Saturado dos conflitos internos no MPLA ,aliado a difícil e prolongada vida de sobrevivência ,em 1972 parte para Brazzaville.

Em 1973,descontente com a situação no MPLA e a falta de democraticidade interna ,foi ,com os irmãos Mário e Joaquim Pinto de Andrade , Gentil Viana e outros ,signatários do « Manifesto dos 19», que daria lugar a revolta activa. Neste mesmo ano, participa no congresso de Lusaka pela revolta activa.
Em 1974 entra em Angola ,juntamente com Liceu Vieira Dias e Maria de Céu Carmo Reis ( Depois da chegada a Luanda a saída do aeroporto ,um grupo de pessoas organizadas apedrejou o Hugo de tal forma que foi necessário a intervenção do próprio Liceu Vieira Dias).

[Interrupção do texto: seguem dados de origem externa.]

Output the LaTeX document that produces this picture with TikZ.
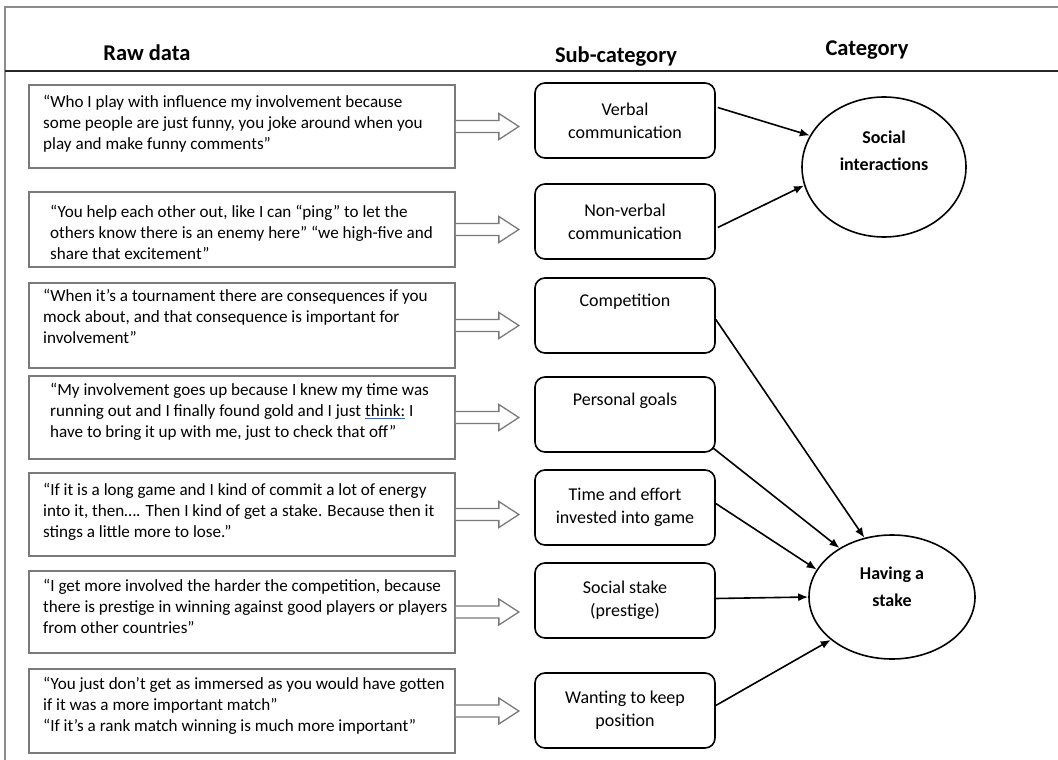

Em 1977 é convidado para o cargo de director do hospital Maria Pia onde exerce durante alguns anos .

Na década de 80 exerce o cargo de presidente da junta médica nacional ,dirige e elabora o primeiro simpósio nacional de remédios.

Em 1992 participa na formação do PRD ( partido renovador democrático).
Em 1997-1998 é diagnosticado cancro.

A 11 de Maio de 2000 morre Azancot de Menezes, figura mítica da historia Angolana.